Vital Disc Stats: The Blu-ray
Gotti hits Blu-ray from Vertical Entertainment (and distributed by Lionsgate, although their logo appears nowhere on the packaging or disc itself) in an eco-friendly Elite keepcase. In addition to the 25GB single-layer disc, the case includes an insert with a code to redeem a digital copy of the movie. There are no front-loaded trailers on the Blu-ray, whose main menu features the same headshot of John Travolta that the keepcase cover does, with menu selections on the right of the screen.
The back cover of the keepcase labels this release as a Region A disc, but it's actually region-free.
Gotti was shot digitally using the Sony F55. I can't recall the last movie I watched that was shot on the F55, but this is a pretty drab-looking presentation. Which is not to say there's an issue with the actual transfer of the movie itself onto Blu-ray. Details are actually decent, depending on the physical location of a scene (like most digitally shot movies, outdoor sequences have more "pop" than indoor/set pieces), and I didn't detect any blatant problems with banding or aliasing. The real issue goes back to the choices made by cinematographer Michael Barrett. Gotti spends a lot of time swimming around in yellows and browns and few scenes make a journey outside of that color palette. The whites of Gotti's prison scenes are the brightest this movie ever gets, and even those sequences don't exactly burst with color, despite the character's orange prison jumpsuit.
With the above in mind, and not having seen Gotti during its theatrical run (but hey, did any of us?), it's probably a good bet that the transfer here provides a proper interpretation of what the movie is supposed to look like – I just wish those choices would have been a bit more colorful.

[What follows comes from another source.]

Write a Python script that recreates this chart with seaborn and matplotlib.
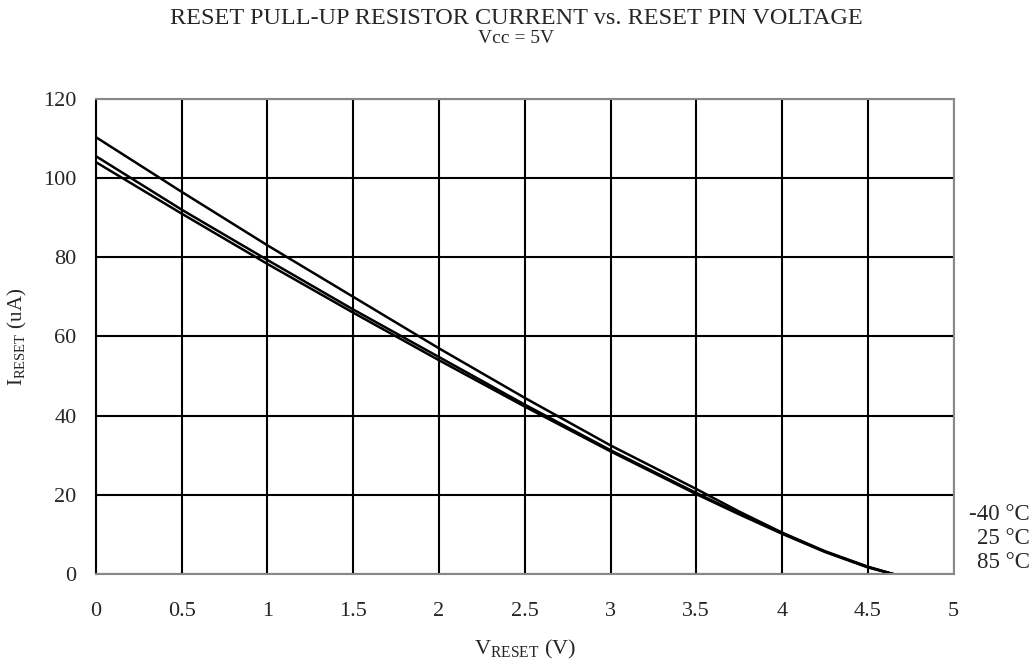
import pandas as pd
import matplotlib.pyplot as plt
import seaborn as sns

# -----------------------------
# Data
# -----------------------------
v_reset = [0, 0.5, 1, 1.5, 2, 2.5, 3, 3.5, 3.75, 4, 4.25, 4.5, 4.65]
i_m40 = [110.3, 96.5, 83.0, 70.0, 57.0, 44.5, 32.5, 21.5, 15.8, 10.5, 5.8, 1.9, 0.0]
i_25 = [105.5, 92.0, 79.3, 66.8, 54.8, 42.8, 31.3, 20.5, 15.3, 10.3, 5.7, 1.8, 0.0]
i_85 = [104.0, 91.0, 78.3, 66.0, 54.0, 42.3, 31.0, 20.2, 15.1, 10.2, 5.6, 1.7, 0.0]
temps = ['-40 °C', '25 °C', '85 °C']

df = pd.concat([
    pd.DataFrame({'V': v_reset, 'I': vals, 'Temp': t})
    for t, vals in zip(temps, [i_m40, i_25, i_85])
])

# -----------------------------
# Plot
# -----------------------------
sns.set_style("white")
plt.rcParams['font.family'] = ['Liberation Serif', 'DejaVu Serif']
plt.rcParams['mathtext.fontset'] = 'custom'
plt.rcParams['mathtext.rm'] = 'Liberation Serif'

fig = plt.figure(figsize=(10.32, 6.63), dpi=100)
ax = fig.add_axes([0.093, 0.134, 0.831, 0.717])

sns.lineplot(data=df, x='V', y='I', hue='Temp', palette=['black'] * 3,
             linewidth=1.8, legend=False, ax=ax)

ax.set_xlim(0, 5)
ax.set_ylim(0, 120)
ax.set_xticks([0, 0.5, 1, 1.5, 2, 2.5, 3, 3.5, 4, 4.5, 5])
ax.set_xticklabels(['0', '0.5', '1', '1.5', '2', '2.5', '3', '3.5', '4', '4.5', '5'])
ax.set_yticks(range(0, 121, 20))
ax.grid(True, color='black', linewidth=1.5)
ax.set_axisbelow(True)

for side in ['top', 'right', 'bottom']:
    ax.spines[side].set_color('#888888')
    ax.spines[side].set_linewidth(1.5)
ax.spines['left'].set_color('black')
ax.spines['left'].set_linewidth(1.5)
ax.tick_params(axis='both', direction='out', length=6, width=1.2,
               color='#888888', labelsize=16)
ax.tick_params(axis='x', pad=14)
ax.tick_params(axis='y', pad=8)

ax.set_xlabel(r'V$_{\mathrm{RESET}}$ (V)', fontsize=16, labelpad=12)
ax.set_ylabel(r'I$_{\mathrm{RESET}}$ (uA)', fontsize=15, labelpad=10)

fig.text(0.5, 0.988, 'RESET PULL-UP RESISTOR CURRENT vs. RESET PIN VOLTAGE',
         ha='center', va='top', fontsize=17.5)
fig.text(0.5, 0.955, 'Vcc = 5V', ha='center', va='top', fontsize=14)

for k, t in enumerate(temps):
    fig.text(0.998, 1 - (515 + 23.5 * k) / 663, t, ha='right', va='center', fontsize=16.5)

plt.savefig('out.png', dpi=100)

The featured audio mix on this release is an English 5.1 DTS-HD Master Audio track. While this lossless audio is far from dynamic, it's free from any noticeable problems and provides for a more than acceptable presentation. The surrounds here are primarily used to enhance the movie's musical soundtrack and viewers/listeners should have no problem noticing when they're used. Other than that, though, the surrounds are not used all that much for ambient sounds and/or any directionality.

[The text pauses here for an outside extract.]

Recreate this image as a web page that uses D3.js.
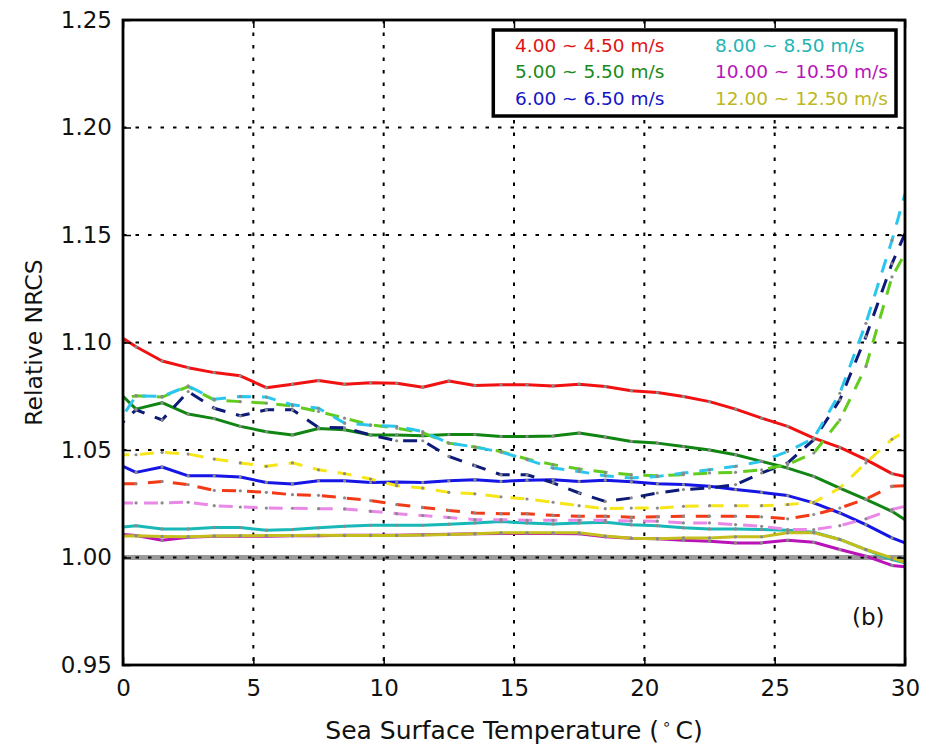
<!DOCTYPE html>
<html>
<head>
<meta charset="utf-8">
<script src="https://cdn.jsdelivr.net/npm/d3@7/dist/d3.min.js"></script>
<style>
  html, body { margin: 0; padding: 0; background: #fff; }
  svg { display: block; font-family: "DejaVu Sans", sans-serif; }
</style>
</head>
<body>
<svg id="chart" width="932" height="746"></svg>
<script>
// ---------------- data ----------------
const sst = [0, 0.5, 1.5, 2.5, 3.5, 4.5, 5.5, 6.5, 7.5, 8.5, 9.5,
  10.5, 11.5, 12.5, 13.5, 14.5, 15.5, 16.5, 17.5, 18.5, 19.5,
  20.5, 21.5, 22.5, 23.5, 24.5, 25.5, 26.5, 27.5, 28.5, 29.5, 30];

const xTicks = [0, 5, 10, 15, 20, 25, 30];
const yTicks = [0.95, 1.00, 1.05, 1.10, 1.15, 1.20, 1.25];

const legendLabels = ["4.00 ~ 4.50 m/s", "5.00 ~ 5.50 m/s", "6.00 ~ 6.50 m/s",
  "8.00 ~ 8.50 m/s", "10.00 ~ 10.50 m/s", "12.00 ~ 12.50 m/s"];

// solid series
const red4 = [1.102, 1.098, 1.0914, 1.0883, 1.086, 1.0845, 1.079, 1.0806, 1.0823, 1.0806, 1.0813,
  1.081, 1.0792, 1.0821, 1.080, 1.0803, 1.0803, 1.0798, 1.0806, 1.0795, 1.0776,
  1.0767, 1.0749, 1.0725, 1.069, 1.0648, 1.061, 1.0555, 1.0512, 1.0455, 1.039, 1.0377];
const green5 = [1.075, 1.069, 1.072, 1.0667, 1.0646, 1.061, 1.0585, 1.057, 1.060, 1.0594, 1.057,
  1.057, 1.0566, 1.0572, 1.0572, 1.0563, 1.0563, 1.0565, 1.0579, 1.056, 1.054,
  1.0532, 1.0516, 1.050, 1.0478, 1.0447, 1.0416, 1.0377, 1.0323, 1.027, 1.0215, 1.0176];
const blue6 = [1.0424, 1.0396, 1.0421, 1.038, 1.038, 1.0374, 1.0349, 1.0342, 1.0357, 1.0357, 1.0349,
  1.0351, 1.0349, 1.0357, 1.0362, 1.0354, 1.0359, 1.0362, 1.0354, 1.0359, 1.0352,
  1.0343, 1.0339, 1.0331, 1.0316, 1.0303, 1.0288, 1.0254, 1.0207, 1.0153, 1.0091, 1.0068];
const cyan8 = [1.0142, 1.0148, 1.0133, 1.0133, 1.0139, 1.0139, 1.0127, 1.013, 1.0138, 1.0145, 1.015,
  1.015, 1.015, 1.0155, 1.0161, 1.0167, 1.0161, 1.0156, 1.0161, 1.0164, 1.0152,
  1.0148, 1.0138, 1.0133, 1.0133, 1.013, 1.0127, 1.0118, 1.0084, 1.0037, 0.999, 0.9975];
const magenta10 = [1.0107, 1.0102, 1.008, 1.0094, 1.0099, 1.0099, 1.0099, 1.0101, 1.0101, 1.0103, 1.0104,
  1.0104, 1.0106, 1.0108, 1.0110, 1.0112, 1.0112, 1.0112, 1.0110, 1.0096, 1.0090,
  1.0087, 1.008, 1.0076, 1.0068, 1.0068, 1.008, 1.0071, 1.0037, 1.0006, 0.9963, 0.9957];
const olive12 = [1.0100, 1.0101, 1.0098, 1.0097, 1.0100, 1.0101, 1.0102, 1.0102, 1.0103, 1.0102, 1.0102,
  1.0102, 1.0105, 1.0107, 1.0110, 1.0115, 1.0115, 1.0115, 1.0115, 1.0100, 1.0089,
  1.0087, 1.0091, 1.0091, 1.0096, 1.0096, 1.0115, 1.0115, 1.0084, 1.0037, 0.9998, 0.9978];

// dashed series
const redDash = [1.0343, 1.0343, 1.0354, 1.0339, 1.0312, 1.031, 1.0303, 1.0292, 1.0289, 1.0277, 1.0265,
  1.0246, 1.0233, 1.0219, 1.0207, 1.0204, 1.0203, 1.0196, 1.0192, 1.0192, 1.0187,
  1.0189, 1.0192, 1.0192, 1.0192, 1.0189, 1.018, 1.020, 1.023, 1.0272, 1.0331, 1.0334];
const greenDash = [1.074, 1.0752, 1.0746, 1.0795, 1.0733, 1.0725, 1.0718, 1.0705, 1.0679, 1.0648, 1.0617,
  1.0602, 1.058, 1.0532, 1.0514, 1.0493, 1.0458, 1.0432, 1.0412, 1.0396, 1.0385,
  1.038, 1.0385, 1.0393, 1.0396, 1.0408, 1.0432, 1.0486, 1.064, 1.0888, 1.1305, 1.1413];
const navyDash = [1.063, 1.0687, 1.064, 1.0772, 1.0694, 1.0659, 1.0687, 1.0687, 1.0605, 1.0603, 1.057,
  1.0543, 1.0543, 1.047, 1.0427, 1.0385, 1.0385, 1.0347, 1.030, 1.0261, 1.0277,
  1.030, 1.0316, 1.0323, 1.0339, 1.0393, 1.044, 1.0548, 1.0733, 1.1027, 1.1367, 1.1507];
const skyDash = [1.066, 1.0752, 1.0749, 1.0798, 1.0736, 1.0749, 1.0746, 1.071, 1.0694, 1.0625, 1.0615,
  1.061, 1.0586, 1.0532, 1.0514, 1.049, 1.0455, 1.0416, 1.040, 1.038, 1.037,
  1.0377, 1.0393, 1.0408, 1.0424, 1.0447, 1.0493, 1.0555, 1.0764, 1.1089, 1.1475, 1.1692];
const violetDash = [1.0254, 1.0254, 1.0254, 1.0257, 1.0241, 1.0235, 1.023, 1.0229, 1.0227, 1.0226, 1.0215,
  1.0204, 1.0195, 1.0186, 1.0176, 1.0176, 1.0173, 1.0173, 1.0173, 1.0173, 1.0170,
  1.0169, 1.0161, 1.0161, 1.0153, 1.0145, 1.013, 1.013, 1.0148, 1.018, 1.0223, 1.0238];
const yellowDash = [1.0478, 1.0478, 1.0489, 1.0481, 1.0458, 1.044, 1.0424, 1.044, 1.0408, 1.039, 1.0365,
  1.0334, 1.0323, 1.0303, 1.0296, 1.0282, 1.0272, 1.0257, 1.0241, 1.0227, 1.023,
  1.023, 1.0238, 1.0241, 1.0241, 1.0241, 1.0246, 1.0257, 1.0323, 1.044, 1.055, 1.0586];

const solidSeries = [
  { values: red4, color: "#f21111" },
  { values: green5, color: "#118511" },
  { values: blue6, color: "#1515e6" },
  { values: cyan8, color: "#19b8b8" },
  { values: magenta10, color: "#b812b8" },
  { values: olive12, color: "#c4be1c" }
];
const dashSeries = [
  { values: redDash, color: "#f23a16" },
  { values: violetDash, color: "#ea88e8" },
  { values: yellowDash, color: "#f7e617" },
  { values: navyDash, color: "#0c1a78" },
  { values: greenDash, color: "#62cc1e" },
  { values: skyDash, color: "#2ac6ee" }
];
const legendColors = ["#e01414", "#1a8a1a", "#1414c8", "#22b4b4", "#b814b8", "#bcb822"];

// ---------------- layout ----------------
const L = 123, R = 905, T = 20, B = 665;
const svg = d3.select("#chart");
const x = d3.scaleLinear().domain([0, 30]).range([L, R]);
const y = d3.scaleLinear().domain([0.95, 1.25]).range([B, T]);

svg.append("defs").append("clipPath").attr("id", "clip")
  .append("rect").attr("x", L).attr("y", T).attr("width", R - L).attr("height", B - T);

// reference line at 1.00
svg.append("line").attr("x1", L).attr("x2", R).attr("y1", y(1.0)).attr("y2", y(1.0))
  .attr("stroke", "#9a9a9a").attr("stroke-width", 5);

// grid
const grid = svg.append("g").attr("stroke", "#000").attr("stroke-width", 2)
  .attr("stroke-dasharray", "3.5,9");
grid.selectAll(".gx").data(xTicks.slice(1, -1)).enter().append("line")
  .attr("x1", d => x(d)).attr("x2", d => x(d)).attr("y1", T).attr("y2", B);
grid.selectAll(".gy").data(yTicks.slice(1, -1)).enter().append("line")
  .attr("y1", d => y(d)).attr("y2", d => y(d)).attr("x1", L).attr("x2", R);

// lines
const line = d3.line().x((d, i) => x(sst[i])).y(d => y(d));
const plot = svg.append("g").attr("clip-path", "url(#clip)");
solidSeries.forEach(s => {
  plot.append("path").attr("d", line(s.values)).attr("fill", "none")
    .attr("stroke", s.color).attr("stroke-width", 3).attr("stroke-linejoin", "round");
});
dashSeries.forEach((s, k) => {
  plot.append("path").attr("d", line(s.values)).attr("fill", "none")
    .attr("stroke", s.color).attr("stroke-width", 3)
    .attr("stroke-dasharray", "14,11").attr("stroke-dashoffset", k * 4);
});
// gray markers at data points
[...solidSeries, ...dashSeries].forEach(s => {
  plot.append("g").selectAll("circle")
    .data(s.values.map((v, i) => [sst[i], v]).filter(d => d[0] > 0 && d[0] < 30))
    .enter().append("circle")
    .attr("cx", d => x(d[0])).attr("cy", d => y(d[1])).attr("r", 1.6)
    .attr("fill", "#8a8a8a");
});

// axes
const fmtY = d3.format(".2f");
const axB = svg.append("g").attr("transform", `translate(0,${B})`)
  .call(d3.axisBottom(x).tickValues(xTicks).tickSize(-8).tickPadding(15).tickFormat(d3.format("d")));
const axL = svg.append("g").attr("transform", `translate(${L},0)`)
  .call(d3.axisLeft(y).tickValues(yTicks).tickSize(-8).tickPadding(11).tickFormat(fmtY));
const axT = svg.append("g").attr("transform", `translate(0,${T})`)
  .call(d3.axisTop(x).tickValues(xTicks).tickSize(-8).tickFormat(""));
const axR = svg.append("g").attr("transform", `translate(${R},0)`)
  .call(d3.axisRight(y).tickValues(yTicks).tickSize(-8).tickFormat(""));
[axB, axL, axT, axR].forEach(a => {
  a.select(".domain").remove();
  a.selectAll(".tick line").attr("stroke", "#000").attr("stroke-width", 1.5);
  a.selectAll("text").attr("font-family", "DejaVu Sans").attr("font-size", 23).attr("fill", "#111");
});

// frame
svg.append("rect").attr("x", L).attr("y", T).attr("width", R - L).attr("height", B - T)
  .attr("fill", "none").attr("stroke", "#000").attr("stroke-width", 2.8);

// axis labels
const xl = svg.append("text").attr("x", (L + R) / 2).attr("y", 739)
  .attr("text-anchor", "middle").attr("font-size", 25).attr("fill", "#111");
xl.append("tspan").text("Sea Surface Temperature (");
xl.append("tspan").attr("font-size", 15).attr("dx", 3).attr("dy", -10).text("\u2218");
xl.append("tspan").attr("dx", 4).attr("dy", 10).text("C)");

svg.append("text").attr("transform", `translate(42,${(T + B) / 2}) rotate(-90)`)
  .attr("text-anchor", "middle").attr("font-size", 23.5).attr("fill", "#111")
  .text("Relative NRCS");

// panel label
svg.append("text").attr("x", 852).attr("y", 625).attr("font-size", 23).attr("fill", "#111").text("(b)");

// legend
svg.append("rect").attr("x", 493.3).attr("y", 30).attr("width", 402.7).attr("height", 86)
  .attr("fill", "#fff").attr("stroke", "#000").attr("stroke-width", 3.5);
const legRows = [51.5, 78.3, 105];
legendLabels.forEach((t, i) => {
  svg.append("text").attr("x", i < 3 ? 515 : 715).attr("y", legRows[i % 3])
    .attr("font-size", 18.5).attr("fill", legendColors[i]).text(t);
});
</script>
</body>
</html>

In addition to the 5.1 DTS lossless track, a 2.0 track is also available, although your mileage may vary on how your receiver decodes it. According to the press release that came with my copy, the 2.0 audio should be DTS-HD. However, the box cover claims the audio options for this release are 5.1 English Dolby Digital (clearly wrong) and 2.0 Dolby Digital. My own receiver decodes the 2.0 track as LPCM, so who knows? My suggestion is to just stick with the 5.1 audio and you'll be fine. As for subtitles, they are available in English SDH only.
Gotti arrives on Blu-ray bare-bones. There are no bonus features, no front-loaded trailers. Nothing.
While no one will ever accuse Gotti of being a great film, it certainly was not deserving of the critical thrashing it received during its brief theatrical run. It's a low-budget effort from a middling director, but star John Travolta doesn't have anything to be embarrassed about, nor does the supporting cast. Even though the movie plays more like something you'd see on cable TV than a full-blown feature, both fans of Travolta and mob stories in general should find enough here to warrant at least one viewing. Rent It.